STATED EXERCISE:
Identify every line in the records below that contains the word "with", and reproduce each one.

_____

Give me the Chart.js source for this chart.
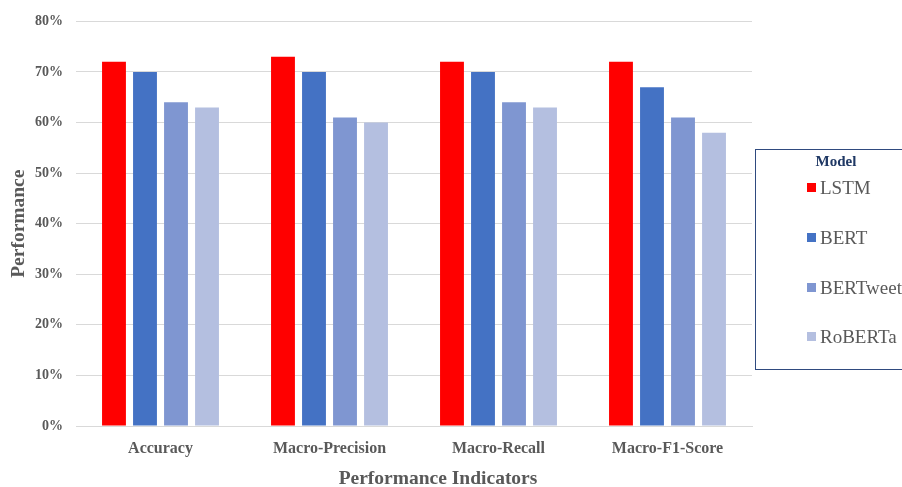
<!DOCTYPE html>
<html>
<head>
<meta charset="utf-8">
<script src="https://cdn.jsdelivr.net/npm/chart.js@4"></script>
<style>
  html, body { margin: 0; padding: 0; background: #fff; overflow: hidden; }
  #wrap { position: relative; width: 902px; height: 487px; }
  #legend {
    position: absolute; left: 755px; top: 149px; width: 170px; height: 221px;
    border: 1.5px solid #2F4A7F; box-sizing: border-box;
    font-family: "Liberation Serif", "Times New Roman", serif;
  }
  #legend .title { position: absolute; left: 0; width: 160px; top: 3px; text-align: center;
    font-weight: bold; font-size: 15px; color: #1F3864; }
  #legend .item { position: absolute; left: 51px; font-size: 19px; color: #595959; white-space: nowrap; }
  #legend .box { display: inline-block; width: 9px; height: 9px; margin-right: 4px; vertical-align: 2px; }
</style>
</head>
<body>
<div id="wrap">
  <canvas id="chart" width="902" height="487"></canvas>
  <div id="legend"></div>
</div>
<script>
// Data
const categories = ['Accuracy', 'Macro-Precision', 'Macro-Recall', 'Macro-F1-Score'];
const models = ['LSTM', 'BERT', 'BERTweet', 'RoBERTa'];
const lstm = [72, 73, 72, 72];
const bert = [70, 70, 70, 67];
const bertweet = [64, 61, 64, 61];
const roberta = [63, 60, 63, 58];
const colors = ['#FF0000', '#4472C4', '#7F96D1', '#B4BFE0'];

const serif = '"Liberation Serif", "Times New Roman", serif';
const grey = '#595959';

const series = [lstm, bert, bertweet, roberta];
const datasets = series.map((vals, i) => ({
    label: models[i],
    data: vals,
    backgroundColor: colors[i],
    borderWidth: 0,
    categoryPercentage: 0.734,
    barPercentage: 0.77
}));

// x axis title, drawn a bit right of the plot centre like the original
const xTitle = {
    id: 'xTitle',
    afterDraw(c) {
        const g = c.ctx;
        g.save();
        g.font = 'bold 19.5px ' + serif;
        g.fillStyle = grey;
        g.textAlign = 'center';
        g.textBaseline = 'middle';
        g.fillText('Performance Indicators', (c.chartArea.left + c.chartArea.right) / 2 + 24, 479);
        g.restore();
    }
};

const ctx = document.getElementById('chart').getContext('2d');
const chart = new Chart(ctx, {
    type: 'bar',
    data: { labels: categories, datasets: datasets },
    plugins: [xTitle],
    options: {
        responsive: false,
        animation: false,
        layout: { padding: { top: 20, right: 150, left: 0, bottom: 0 } },
        plugins: {
            legend: { display: false },
            tooltip: { enabled: false }
        },
        scales: {
            x: {
                grid: { display: false },
                border: { color: '#D9D9D9', width: 1 },
                ticks: { color: grey, font: { family: serif, size: 16, weight: 'bold' }, padding: 5 },
                afterFit: s => { s.height = 61; }
            },
            y: {
                min: 0, max: 80,
                grid: { color: '#D9D9D9', drawTicks: false },
                border: { display: false },
                ticks: {
                    stepSize: 10, color: grey, padding: 13,
                    font: { family: serif, size: 14, weight: 'bold' },
                    callback: v => v + '%'
                },
                title: {
                    display: true, text: 'Performance', color: grey,
                    font: { family: serif, size: 19.5, weight: 'bold' }, padding: { top: 7, bottom: 0 }
                },
                afterFit: s => { s.width = 76; }
            }
        }
    }
});

// HTML legend built from the chart datasets
const legend = document.getElementById('legend');
legend.innerHTML = '<div class="title">Model</div>';
const itemTops = [27, 77, 127, 176];
chart.data.datasets.forEach((ds, i) => {
    const el = document.createElement('div');
    el.className = 'item';
    el.style.top = itemTops[i] + 'px';
    el.innerHTML = '<span class="box" style="background:' + ds.backgroundColor + '"></span>' + ds.label;
    legend.appendChild(el);
});
</script>
</body>
</html>
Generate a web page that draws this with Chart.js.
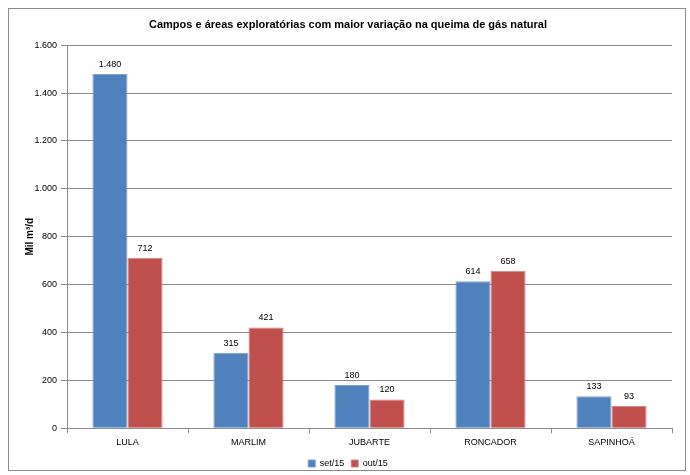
<!DOCTYPE html>
<html>
<head>
<meta charset="utf-8">
<script src="https://cdn.jsdelivr.net/npm/chart.js@4"></script>
<style>
  body { margin: 0; background: #fff; }
  #wrap { position: relative; width: 690px; height: 475px; }
</style>
</head>
<body>
<div id="wrap"><canvas id="chart" width="690" height="475"></canvas></div>
<script>
const campos = ["LULA", "MARLIM", "JUBARTE", "RONCADOR", "SAPINHOÁ"];
const setembro = [1480, 315, 180, 614, 133];
const outubro = [712, 421, 120, 658, 93];
const yTicks = [0, 200, 400, 600, 800, 1000, 1200, 1400, 1600];

const FONT = "'Liberation Sans', Arial, sans-serif";

function fmt(n) {
  return String(n).replace(/\B(?=(\d{3})+(?!\d))/g, ".");
}

// moldura cinza em volta do gráfico
const moldura = {
  id: "moldura",
  beforeDraw(chart) {
    const ctx = chart.ctx;
    ctx.save();
    ctx.fillStyle = "#fff";
    ctx.fillRect(0, 0, chart.width, chart.height);
    ctx.strokeStyle = "#8c8c8c";
    ctx.lineWidth = 1;
    ctx.strokeRect(8.5, 8.5, 677, 462);
    ctx.restore();
  }
};

// rótulos de valor em cima das barras
const rotulos = {
  id: "rotulos",
  afterDatasetsDraw(chart) {
    const ctx = chart.ctx;
    ctx.save();
    ctx.font = "9px " + FONT;
    ctx.fillStyle = "#000";
    ctx.textAlign = "center";
    ctx.textBaseline = "bottom";
    chart.data.datasets.forEach((ds, i) => {
      chart.getDatasetMeta(i).data.forEach((bar, j) => {
        ctx.fillText(fmt(ds.data[j]), bar.x, bar.y - 5);
      });
    });
    ctx.restore();
  }
};

new Chart(document.getElementById("chart"), {
  type: "bar",
  data: {
    labels: campos,
    datasets: [
      {
        label: "set/15",
        data: setembro,
        backgroundColor: "#4F81BD",
        borderColor: "#7FA3D0",
        borderWidth: 1
      },
      {
        label: "out/15",
        data: outubro,
        backgroundColor: "#C0504D",
        borderColor: "#D68583",
        borderWidth: 1
      }
    ]
  },
  options: {
    responsive: false,
    animation: false,
    devicePixelRatio: 1,
    layout: { padding: { left: 24, right: 18, top: 10, bottom: -3 } },
    datasets: { bar: { categoryPercentage: 0.58, barPercentage: 1.0 } },
    plugins: {
      title: {
        display: true,
        text: "Campos e áreas exploratórias com maior variação na queima de gás natural",
        color: "#000",
        font: { family: FONT, size: 11, weight: "bold" },
        padding: { top: 8, bottom: 14 }
      },
      legend: {
        position: "bottom",
        labels: {
          color: "#000",
          font: { family: FONT, size: 9 },
          boxWidth: 7,
          boxHeight: 7,
          padding: 7
        }
      },
      tooltip: { enabled: false }
    },
    scales: {
      x: {
        grid: {
          offset: true,
          drawOnChartArea: false,
          color: "#8c8c8c",
          tickLength: 5
        },
        border: { color: "#8c8c8c" },
        ticks: { color: "#000", font: { family: FONT, size: 9 }, padding: 4 }
      },
      y: {
        min: 0,
        max: 1600,
        afterBuildTicks(scale) {
          scale.ticks = yTicks.map(v => ({ value: v }));
        },
        afterFit(scale) {
          scale.width = 43;
        },
        grid: { color: "#8c8c8c", tickLength: 6 },
        border: { color: "#8c8c8c" },
        ticks: {
          color: "#000",
          font: { family: FONT, size: 9 },
          padding: 4,
          callback: v => fmt(v)
        },
        title: {
          display: true,
          text: "Mil m³/d",
          color: "#000",
          font: { family: FONT, size: 10, weight: "bold" },
          padding: { top: 0, bottom: 2 }
        }
      }
    }
  },
  plugins: [moldura, rotulos]
});
</script>
</body>
</html>
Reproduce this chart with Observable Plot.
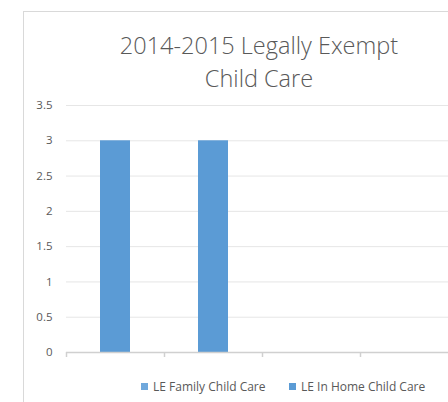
<!DOCTYPE html>
<html>
<head>
<meta charset="utf-8">
<script src="https://cdn.jsdelivr.net/npm/d3@7"></script>
<script src="https://cdn.jsdelivr.net/npm/@observablehq/plot@0.6"></script>
<style>
  html, body { margin: 0; padding: 0; background: #fff; overflow: hidden; width: 448px; height: 402px; }
  #frame { position: absolute; left: 23px; top: 11px; width: 600px; height: 600px;
           border-left: 1.5px solid #d9d9d9; border-top: 1.5px solid #d9d9d9; }
  #title { position: absolute; left: 0; width: 518px; top: 29px; text-align: center;
           font-family: "Open Sans", sans-serif; font-weight: 300; font-size: 23.5px; line-height: 33px; color: #595959; }
  #chart { position: absolute; left: 0; top: 90px; }
  #legend { position: absolute; top: 378px; left: 0; width: 448px; font-family: "Open Sans", sans-serif;
            font-size: 12px; color: #595959; }
  .item { position: absolute; white-space: nowrap; }
  .sw { display: inline-block; width: 7px; height: 7px; margin-right: 5px; vertical-align: 1px; }
</style>
</head>
<body>
<div id="frame"></div>
<div id="title">2014-2015 Legally Exempt<br>Child Care</div>
<div id="chart"></div>
<div id="legend"></div>
<script>
const categories = ["1", "2", "3", "4"];
const values = [3, 3, null, null];
const seriesNames = ["LE Family Child Care", "LE In Home Child Care"];
const yTicks = [0, 0.5, 1, 1.5, 2, 2.5, 3, 3.5];

const data = categories.map((c, i) => ({category: c, value: values[i]}));
const xRange = [66, 458];
const step = (xRange[1] - xRange[0]) / categories.length;

const chart = Plot.plot({
  width: 448,
  height: 280,
  marginTop: 15,
  marginBottom: 18,
  marginLeft: 66,
  marginRight: 0,
  style: {fontFamily: "Open Sans, sans-serif", fontSize: "11.5px", color: "#595959", background: "transparent"},
  x: {domain: categories, range: xRange, paddingInner: 0.694, paddingOuter: 0.347, align: 0.5, axis: null},
  y: {domain: [0, 3.5], ticks: yTicks, label: null},
  marks: [
    Plot.gridY(yTicks, {stroke: "#e6e6e6", strokeOpacity: 1, strokeWidth: 1}),
    Plot.axisY(yTicks, {tickSize: 0, tickPadding: 14, tickFormat: d => String(d), fill: "#595959", fontSize: 11.5, label: null}),
    Plot.barY(data.filter(d => d.value != null), {x: "category", y: "value", fill: "#5b9bd5"}),
    Plot.ruleY([0], {stroke: "#d0d0d0", strokeWidth: 1.5}),
    Plot.ruleX(categories, {x: d => d, dx: -step / 2, y1: 0, y2: 0, insetBottom: -5, stroke: "#d0d0d0", strokeWidth: 1.5})
  ]
});
document.getElementById("chart").appendChild(chart);

const legendColors = ["#6fa8dc", "#5b9bd5"];
const legendX = [141, 289];
const legend = document.getElementById("legend");
seriesNames.forEach((name, i) => {
  const item = document.createElement("div");
  item.className = "item";
  item.style.left = legendX[i] + "px";
  item.innerHTML = `<span class="sw" style="background:${legendColors[i]}"></span>${name}`;
  legend.appendChild(item);
});
</script>
</body>
</html>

_____

TASK RESULT:
Generate a web page that draws this with Chart.js.
Reproduce this chart with Observable Plot.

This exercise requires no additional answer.